Hommage à Henri Alleg

Henri Alleg, journaliste, militant communiste et écrivain, vient de nous quitter. Son livre, La question, publié en 1958, va provoquer une véritable onde de choc. Nous sommes en pleine guerre d’Algérie….

Henri Alleg, journaliste, militant communiste et écrivain, vient de nous quitter. Son livre, La question, publié en 1958, va provoquer une véritable onde de choc. Nous sommes en pleine guerre d’Algérie. Juin 1957, Henri Alleg, membre du parti communiste algérien, directeur du quotidien Alger Républicain, interdit de publication, vit dans la clandestinité lorsqu’il est arrêté par des parachutistes. La guerre d’Algérie, qualifiée d’événement en métropole, bat son plein. La sauvagerie et l’horreur se déchaînent, l’usage de la torture se banalise. L’Etat Français ferme les yeux, tout en cautionnant de telles pratiques. Le livre d’Henri Alleg va les lui ouvrir brutalement.
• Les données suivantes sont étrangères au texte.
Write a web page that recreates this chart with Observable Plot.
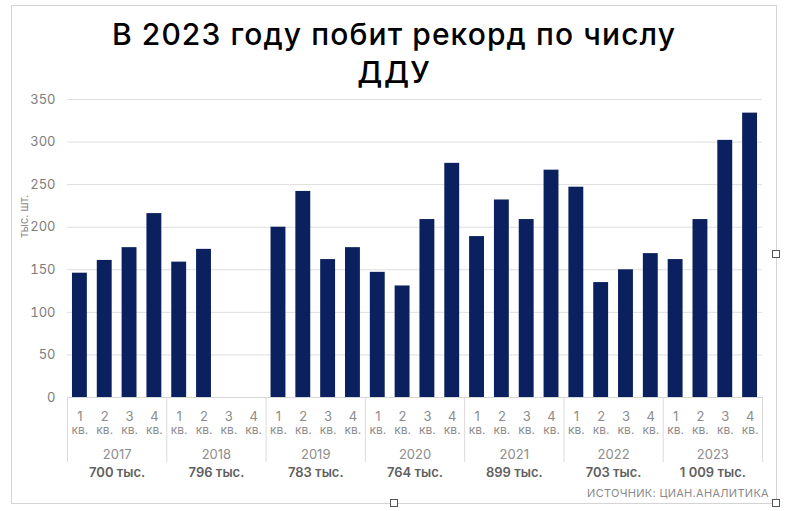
<!DOCTYPE html>
<html><head><meta charset="utf-8">
<script src="https://cdn.jsdelivr.net/npm/d3@7"></script>
<script src="https://cdn.jsdelivr.net/npm/@observablehq/plot@0.6"></script>
<style>
body{margin:0;background:#fff;}
#wrap{position:relative;width:800px;height:511px;overflow:hidden;font-family:Inter, sans-serif;}
#frame{position:absolute;left:11px;top:5px;width:764px;height:497px;border:1px solid #d4d4d4;}
#title{position:absolute;left:11px;width:766px;top:15px;text-align:center;font-size:30px;font-weight:500;line-height:38px;letter-spacing:1.1px;color:#000;}
#chart{position:absolute;left:0;top:86px;}
#source{position:absolute;right:31px;top:486px;font-size:11px;color:#8a8a8a;letter-spacing:0.3px;}
.h{position:absolute;width:6px;height:6px;border:1px solid #555;background:#fff;}
</style></head>
<body>
<div id="wrap">
  <div id="frame"></div>
  <div id="title">В 2023 году побит рекорд по числу<br>ДДУ</div>
  <div id="chart"></div>
  <div id="source">ИСТОЧНИК: ЦИАН.АНАЛИТИКА</div>
  <div class="h" style="left:772px;top:250px"></div>
  <div class="h" style="left:390px;top:499px"></div>
  <div class="h" style="left:772px;top:499px"></div>
</div>
<script>
const years = ["2017", "2018", "2019", "2020", "2021", "2022", "2023"];
const totals = ["700 тыс.", "796 тыс.", "783 тыс.", "764 тыс.", "899 тыс.", "703 тыс.", "1 009 тыс."];
const quarterNums = ["1", "2", "3", "4"];
const quarterWord = "кв.";
const q2017 = [146, 161, 176, 216];
const q2018 = [159, 174, null, null];
const q2019 = [200, 242, 162, 176];
const q2020 = [147, 131, 209, 275];
const q2021 = [189, 232, 209, 267];
const q2022 = [247, 135, 150, 169];
const q2023 = [162, 209, 302, 334];
const yTicks = [0, 50, 100, 150, 200, 250, 300, 350];
const yLabel = "тыс. шт.";

const series = [q2017, q2018, q2019, q2020, q2021, q2022, q2023];
const rows = years.flatMap((yr, yi) => series[yi].map((v, qi) => ({year: yr, q: quarterNums[qi], i: yi * 4 + qi, value: v})));
const bars = rows.filter(d => d.value != null);
const yearRows = years.map((yr, yi) => ({year: yr, total: totals[yi], mid: yi * 4 + 2}));
const seps = d3.range(0, years.length * 4 + 1, 4);

const navy = "#0b215f";
const grid = "#dedede";
const labelGray = "#8c8c8c";

const chart = Plot.plot({
  width: 800,
  height: 420,
  marginTop: 13,
  marginBottom: 109,
  marginLeft: 67,
  marginRight: 38,
  style: {fontFamily: "Inter, sans-serif", background: "transparent"},
  x: {domain: [0, years.length * 4], axis: null},
  y: {domain: [0, 350], axis: null},
  marks: [
    Plot.gridY(yTicks, {stroke: grid, strokeOpacity: 1}),
    Plot.axisY(yTicks, {tickSize: 0, tickPadding: 12, label: null, fill: "#7d7d7d", fontSize: 13}),
    Plot.text([yLabel], {frameAnchor: "left", rotate: -90, dx: -43, dy: -11, fill: labelGray, fontSize: 11}),
    Plot.rectY(bars, {x1: d => d.i + 0.2, x2: d => d.i + 0.8, y: "value", fill: navy}),
    Plot.ruleY([0], {stroke: "#d6d6d6"}),
    Plot.ruleX(seps, {y1: 0, y2: 0, insetBottom: -65, stroke: "#dadada"}),
    Plot.text(rows, {x: d => d.i + 0.5, y: 0, text: "q", dy: 19, fill: labelGray, fontSize: 13}),
    Plot.text(rows, {x: d => d.i + 0.5, y: 0, text: () => quarterWord, dy: 33, fill: labelGray, fontSize: 12}),
    Plot.text(yearRows, {x: "mid", y: 0, text: "year", dy: 57, fill: labelGray, fontSize: 13}),
    Plot.text(yearRows, {x: "mid", y: 0, text: "total", dy: 75, fill: "#5f5f5f", fontSize: 13, fontWeight: 600})
  ]
});
document.getElementById("chart").appendChild(chart);
</script>
</body></html>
Séquestré dans un immeuble d’El Biar, le journaliste va subir des sévices ignobles, terribles. A ses cotés, Maurice Audin, jeune assistant en mathématiques, militant du PCA, mourra sous la torture. Henri Alleg résiste aux coups, à la gégène, aux brûlures, à l’étouffement par l’eau, aux humiliations, aux menaces de représailles sur sa famille. Il trouvera la force et les mots pour décrire cet enfer-là, dans le livre La question préfacé par Jean-Paul Sartre. Un livre aussitôt censuré par les autorités françaises, que Malraux, Martin du Gard, Mauriac et Sartre défendront en vain auprès de René Coty, président de la République.

Ces mots sont durs, ils vont faire voler en éclats un terrible non-dit : oui, la France est en guerre en Algérie, oui, des militaires pratiquent la torture : « D’un seul coup, je bondis dans mes liens et hurlai de toute ma voix. Charbonnier venait de m’envoyer dans le corps la première décharge électrique. Près de mon oreille avait jailli une longue étincelle et je sentis dans ma poitrine mon cœur s’emballer… Des nuits entières, durant un mois, j’ai entendu hurler des hommes que l’on torturait, et leurs cris résonnent pour toujours dans ma mémoire. »
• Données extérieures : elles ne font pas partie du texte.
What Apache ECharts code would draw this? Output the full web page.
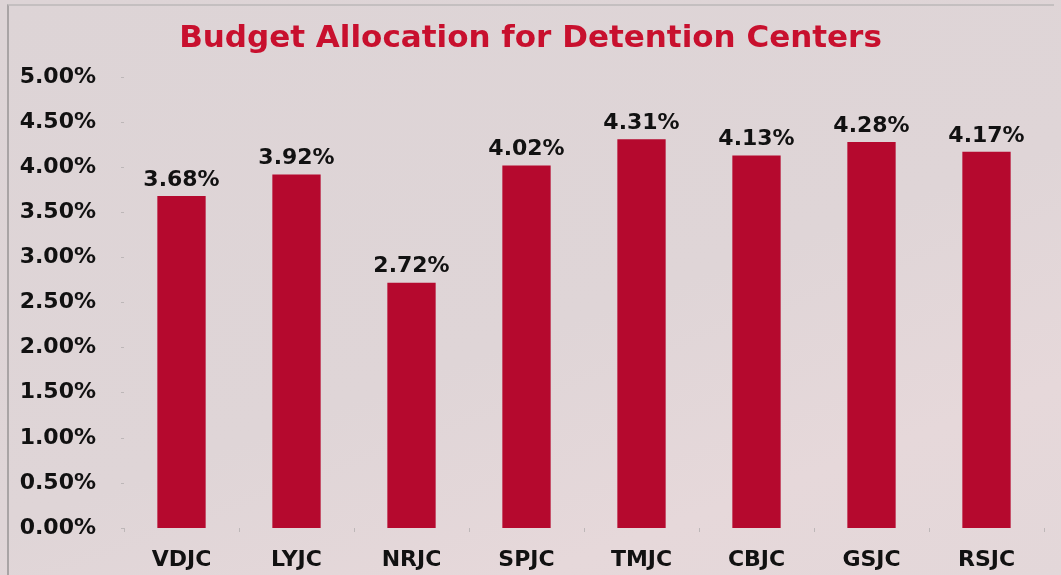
<!DOCTYPE html>
<html>
<head>
<meta charset="utf-8">
<script src="https://cdn.jsdelivr.net/npm/echarts@6/dist/echarts.min.js"></script>
<style>
    html, body { margin: 0; padding: 0; background: #ddd3d5; }
    #frame {
        position: absolute; left: 0; top: 0; width: 1061px; height: 575px;
        background: linear-gradient(160deg, #ddd4d6 0%, #dfd5d7 55%, #e6d8da 80%, #e3d7d9 100%);
    }
    #chart { position: absolute; left: 0; top: 0; width: 1061px; height: 575px; }
    #border {
        position: absolute; left: 7px; top: 4px; width: 1045px; height: 580px;
        border-left: 2px solid #a9a4a5; border-top: 2px solid #c4bfc0;
    }
</style>
</head>
<body>
<div id="frame"></div>
<div id="border"></div>
<div id="chart"></div>
<script>
    var titleText = 'Budget Allocation for Detention Centers';
    var categories = ['VDJC', 'LYJC', 'NRJC', 'SPJC', 'TMJC', 'CBJC', 'GSJC', 'RSJC'];
    var allocation = [3.68, 3.92, 2.72, 4.02, 4.31, 4.13, 4.28, 4.17];

    var font = '"DejaVu Sans", Verdana, sans-serif';
    var chart = echarts.init(document.getElementById('chart'));

    chart.setOption({
        backgroundColor: 'transparent',
        animation: false,
        title: {
            text: titleText,
            left: 'center',
            top: 18,
            textStyle: {
                fontFamily: font,
                fontSize: 31,
                fontWeight: 'bold',
                color: '#c8102e'
            }
        },
        grid: {
            left: 124,
            right: 17,
            top: 77,
            bottom: 47
        },
        xAxis: {
            type: 'category',
            data: categories,
            axisLine: { show: false },
            axisTick: {
                show: true,
                length: 4,
                lineStyle: { color: '#bdb7b8' }
            },
            axisLabel: {
                margin: 21,
                fontFamily: font,
                fontSize: 22,
                fontWeight: 'bold',
                color: '#111'
            }
        },
        yAxis: {
            type: 'value',
            min: 0,
            max: 5,
            interval: 0.5,
            splitLine: { show: false },
            axisLine: { show: false },
            axisTick: {
                show: true,
                length: 3,
                lineStyle: { color: '#bdb7b8' }
            },
            axisLabel: {
                margin: 28,
                fontFamily: font,
                fontSize: 22,
                fontWeight: 'bold',
                color: '#111',
                formatter: function (v) { return v.toFixed(2) + '%'; }
            }
        },
        series: [
            {
                type: 'bar',
                data: allocation,
                barWidth: '42%',
                itemStyle: { color: '#b5092e' },
                label: {
                    show: true,
                    position: 'top',
                    distance: 5,
                    fontFamily: font,
                    fontSize: 22,
                    fontWeight: 'bold',
                    color: '#111',
                    formatter: function (p) { return p.value.toFixed(2) + '%'; }
                }
            }
        ]
    });
</script>
</body>
</html>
Peu à peu, l’histoire de la guerre d’Algérie sort enfin de l’ombre. Mais il reste encore beaucoup d’archives à ouvrir et de travail à accomplir, pour que les historiens, les sociologues et les témoins de l’époque entreprennent le travail de mémoire qui s’impose. Le processus est lent, le processus est long, mais il est en marche et Henri Alleg, Germaine Tillion et bien d’autres en auront été les principaux artisans. Devoir de justice, devoir de vérité de l’Etat Français, devoir d’une histoire assumée, voilà ce que le journaliste écrivain réclamait et exigeait, voilà le travail qu’il nous faut poursuivre et approfondir.

Henri Alleg n’aura pas été que l’unique auteur de La question. Ses combats ont été multiples, contre la spoliation et l’exploitation de l’homme par l’homme. Il parlait du présent et au présent, d’une forme de « néo-colonialisme » qui ne dit pas son nom mais qui alimente toujours les guerres impérialistes en Irak, en Afghanistan, mais aussi dans l’oppression du peuple palestinien par l’Etat d’Israël.

Adhérent de longue date au PCF, il avait pour ligne d’horizon la justice sociale, la fraternité entre les hommes et les peuples, et le combat contre toute forme de discriminations, d’apartheid.

Sur la crise actuelle, Henri Alleg tenait ces mots : « Moi aussi, j’ai fait le point. Mais je crois que les désillusions ne doivent pas ébranler notre conviction que l’on peut changer le monde ».  Des mots à la hauteur d’un homme de mémoire et d’un homme d’espoir, d’un homme d’engagement et de conviction qui s’est battu pour ses idéaux jusqu’à son dernier souffle.